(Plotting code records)
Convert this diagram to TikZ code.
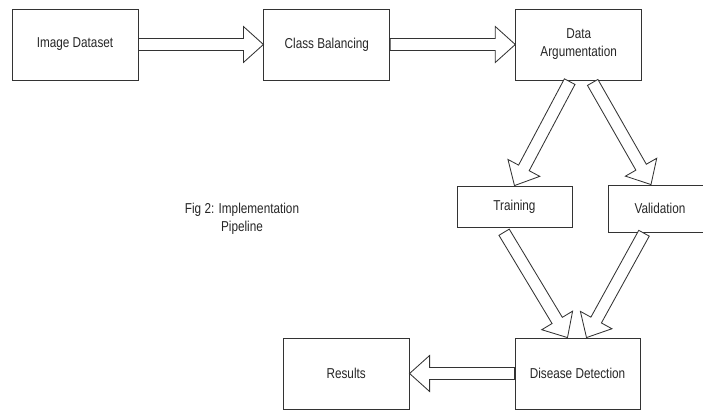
\documentclass[tikz,border=0pt]{standalone}
\usepackage{fontspec}
\setmainfont{Liberation Sans}[FakeStretch=0.82]
\usetikzlibrary{positioning,calc}

\begin{document}
\begin{tikzpicture}[
  box/.style={rectangle, draw=black!80, line width=0.6pt, minimum width=3.15cm, minimum height=1.775cm, align=center, text=black!85},
  small/.style={box, minimum width=2.875cm, minimum height=1.025cm},
  fat/.style={draw=black!80, line width=0.6pt, fill=white, line join=miter, to path={
    let \p1=($(\tikztotarget)!0.5cm!(\tikztostart)$) in
    ($(\tikztostart)!0.15cm!90:(\tikztotarget)$) -- ($(\p1)!0.15cm!90:(\tikztotarget)$)
    -- ($(\p1)!0.45cm!90:(\tikztotarget)$) -- (\tikztotarget)
    -- ($(\p1)!0.45cm!-90:(\tikztotarget)$) -- ($(\p1)!0.15cm!-90:(\tikztotarget)$)
    -- ($(\tikztostart)!0.15cm!-90:(\tikztotarget)$) -- cycle}},
  node distance=3.125cm,
  font=\fontsize{10.2}{12.8}\selectfont
]
\useasboundingbox (0,0) rectangle (17.575,-10.25);

\node[box] (img) at (1.875,-1.1125) {Image Dataset};
\node[box, right=of img] (bal) {Class Balancing};
\node[box, right=of bal] (aug) {Data\\Argumentation};
\node[small] (train) at (12.8625,-5.1625) {Training};
\node[small, minimum width=2.6cm, minimum height=1.175cm] (valid) at (16.5,-5.2125) {Validation};
\node[box, minimum width=3.125cm] (detect) at (14.4375,-9.3375) {Disease Detection};
\node[box, left=2.625cm of detect] (res) {Results};
\node[align=center, text=black!85] (cap) at (6.05,-5.475) {Fig 2: Implementation\\Pipeline};

% hollow block arrows
\path (img.east) edge[fat] (bal.west);
\path (bal.east) edge[fat] (aug.west);
\path ([xshift=-0.225cm,yshift=-0.03cm]aug.south) edge[fat] (train.north);
\path ([xshift=0.35cm,yshift=-0.05cm]aug.south) edge[fat] ([xshift=-0.225cm]valid.north);
\path ([xshift=-0.26cm,yshift=-0.12cm]train.south) edge[fat] ([xshift=-0.25cm]detect.north);
\path ([xshift=-0.4cm,yshift=-0.02cm]valid.south) edge[fat] ([xshift=0.225cm]detect.north);
\path (detect.west) edge[fat] (res.east);
\end{tikzpicture}
\end{document}
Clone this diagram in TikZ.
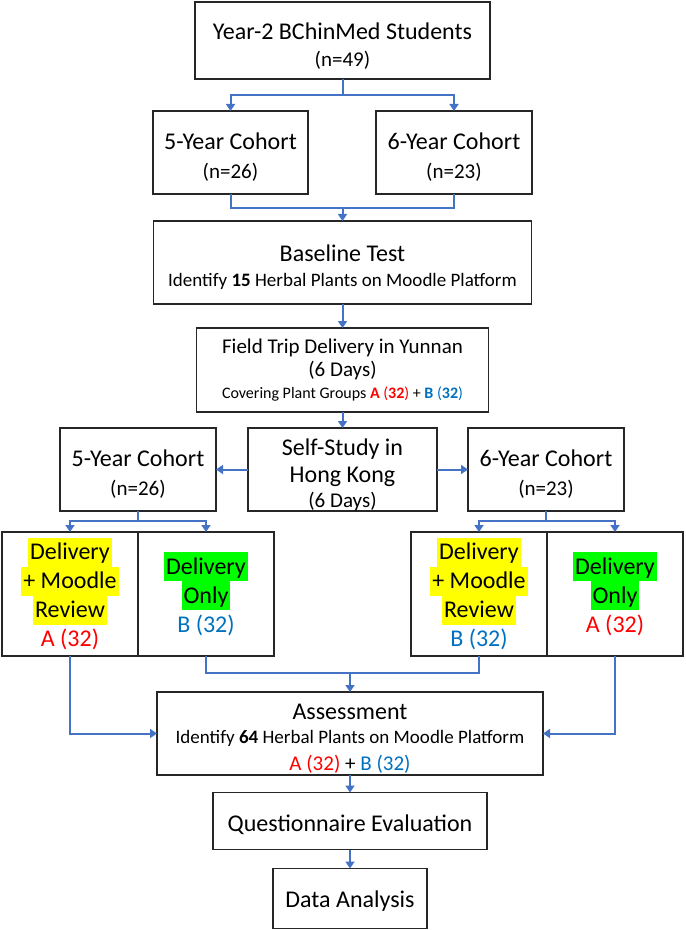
\documentclass[tikz,border=0pt]{standalone}
\usepackage{fontspec}
\setmainfont{Carlito}
\usepackage{xcolor}
\usepackage{tikz}
\usetikzlibrary{positioning,calc,arrows.meta}

\definecolor{linkblue}{HTML}{4472C4}
\definecolor{grpA}{HTML}{FF0000}
\definecolor{grpB}{HTML}{0070C0}
\definecolor{hlyellow}{HTML}{FFFF00}
\definecolor{hlgreen}{HTML}{00FF00}

\newcommand{\bigf}{\fontsize{12}{14.5}\selectfont}
\newcommand{\midf}{\fontsize{10.5}{13}\selectfont}
\newcommand{\smallf}{\fontsize{9.5}{12}\selectfont}
\newcommand{\tinyf}{\fontsize{8}{10}\selectfont}
\newcommand{\boxtop}[1]{\rule{0pt}{#1}}
\newcommand{\hlmark}[2]{{\setlength{\fboxsep}{0pt}\colorbox{#1}{\rule[-3.6pt]{0pt}{14.5pt}\hspace{1pt}#2\hspace{1pt}}}}
\newcommand{\grA}[1]{\textcolor{grpA}{#1}}
\newcommand{\grB}[1]{\textcolor{grpB}{#1}}

\begin{document}
\begin{tikzpicture}[->, >={Triangle[width=4.5pt,length=3.5pt]}, x=0.5pt, y=-0.5pt, main/.style = {rectangle, draw=black!85, line width=0.8pt, inner sep=0pt, outer sep=0pt, align=center, font=\bigf}, link/.style={draw=linkblue, line width=1pt}, every edge/.append style={link}]

\useasboundingbox (0,0) rectangle (685,930);

\node[main, minimum width=147.5pt, minimum height=38.5pt] (1) at (342.5,40.5) {\boxtop{13.5pt}Year-2 BChinMed Students\\[-1pt]{\midf (n=49)}};
\node[main, minimum width=77.5pt, minimum height=41.5pt] (2) at (230.5,152.5) {\boxtop{12.5pt}5-Year Cohort\\{\midf (n=26)}};
\node[main, minimum width=78pt, minimum height=41.5pt] (3) at (454,152.5) {\boxtop{12.5pt}6-Year Cohort\\{\midf (n=23)}};
\node[main, minimum width=189pt, minimum height=41.5pt] (4) at (342.5,262.5) {\boxtop{13pt}Baseline Test\\[-2pt]{\smallf Identify \textbf{15} Herbal Plants on Moodle Platform}};
\node[main, minimum width=146pt, minimum height=42pt, font=\midf] (5) at (342.5,370) {Field Trip Delivery in Yunnan\\[-1.5pt](6 Days)\\[-2pt]{\tinyf Covering Plant Groups \grA{\textbf{A} (\textbf{32})} + \grB{\textbf{B} (\textbf{32})}}};
\node[main, minimum width=94.5pt, minimum height=41.5pt] (6) at (342.5,469.5) {\boxtop{13.5pt}Self-Study in\\[-1pt]Hong Kong\\[-2pt]{\midf (6 Days)}};
\node[main, minimum width=78pt, minimum height=41.5pt] (7) at (138,469.5) {\boxtop{12.5pt}5-Year Cohort\\{\midf (n=26)}};
\node[main, minimum width=78pt, minimum height=41.5pt] (8) at (546,469.5) {\boxtop{12.5pt}6-Year Cohort\\{\midf (n=23)}};

% study arms
\node[main, minimum width=68pt, minimum height=62pt] (9) at (70,594) {\hlmark{hlyellow}{Delivery}\\\hlmark{hlyellow}{+ Moodle}\\\hlmark{hlyellow}{Review}\\\grA{A (32)}};
\node[main, minimum width=68pt, minimum height=62pt] (10) [right=0pt of 9] {\hlmark{hlgreen}{Delivery}\\\hlmark{hlgreen}{Only}\\\grB{B (32)}};
\node[main, minimum width=68pt, minimum height=62pt] (11) at (479,594) {\hlmark{hlyellow}{Delivery}\\\hlmark{hlyellow}{+ Moodle}\\\hlmark{hlyellow}{Review}\\\grB{B (32)}};
\node[main, minimum width=68pt, minimum height=62pt] (12) [right=0pt of 11] {\hlmark{hlgreen}{Delivery}\\\hlmark{hlgreen}{Only}\\\grA{A (32)}};

\node[main, minimum width=193pt, minimum height=41.5pt] (13) at (350,733.5) {\boxtop{13pt}Assessment\\[-2.5pt]{\smallf Identify \textbf{64} Herbal Plants on Moodle Platform}\\[-1pt]{\midf \grA{A (32)} + \grB{B (32)}}};
\node[main, minimum width=137pt, minimum height=28.5pt] (14) at (350,821) {\boxtop{11.6pt}Questionnaire Evaluation};
\node[main, minimum width=77pt, minimum height=30pt] (15) at (350,898.5) {\boxtop{10.6pt}Data Analysis};

\coordinate (j1) at (342.5,95);
\coordinate (j2) at (342.5,208);
\coordinate (j3) at (138,521);
\coordinate (j4) at (546,521);
\coordinate (j5) at (350,673);

\draw[link] (1) -- (j1) -| (2);
\draw[link] (j1) -| (3);
\draw[link, -] (2) |- (j2) -| (3);
\draw[link] (j2) -- (4);
\draw[link] (7) -- (j3) -| (9);
\draw[link] (j3) -| (10);
\draw[link] (8) -- (j4) -| (11);
\draw[link] (j4) -| (12);
\draw[link, -] (10) |- (j5) -| (11);
\draw[link] (j5) -- (13);
\draw[link] (9) |- (13);
\draw[link] (12) |- (13);

\path 
    (4) edge (5)
    (5) edge (6)
    (6) edge (7)
    (6) edge (8)
    (13) edge (14)
    (14) edge (15);
\end{tikzpicture}
\end{document}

• _YOUR INSTRUCTIONS_: Your task is to reproduce exactly the lines from the start of the data above through the line containing "(0,0) rectangle (17.575,-10.25);", leaving every picture out.

• _ANSWER TO THIS TASK_:
Convert this diagram to TikZ code.
\documentclass[tikz,border=0pt]{standalone}
\usepackage{fontspec}
\setmainfont{Liberation Sans}[FakeStretch=0.82]
\usetikzlibrary{positioning,calc}

\begin{document}
\begin{tikzpicture}[
  box/.style={rectangle, draw=black!80, line width=0.6pt, minimum width=3.15cm, minimum height=1.775cm, align=center, text=black!85},
  small/.style={box, minimum width=2.875cm, minimum height=1.025cm},
  fat/.style={draw=black!80, line width=0.6pt, fill=white, line join=miter, to path={
    let \p1=($(\tikztotarget)!0.5cm!(\tikztostart)$) in
    ($(\tikztostart)!0.15cm!90:(\tikztotarget)$) -- ($(\p1)!0.15cm!90:(\tikztotarget)$)
    -- ($(\p1)!0.45cm!90:(\tikztotarget)$) -- (\tikztotarget)
    -- ($(\p1)!0.45cm!-90:(\tikztotarget)$) -- ($(\p1)!0.15cm!-90:(\tikztotarget)$)
    -- ($(\tikztostart)!0.15cm!-90:(\tikztotarget)$) -- cycle}},
  node distance=3.125cm,
  font=\fontsize{10.2}{12.8}\selectfont
]
\useasboundingbox (0,0) rectangle (17.575,-10.25);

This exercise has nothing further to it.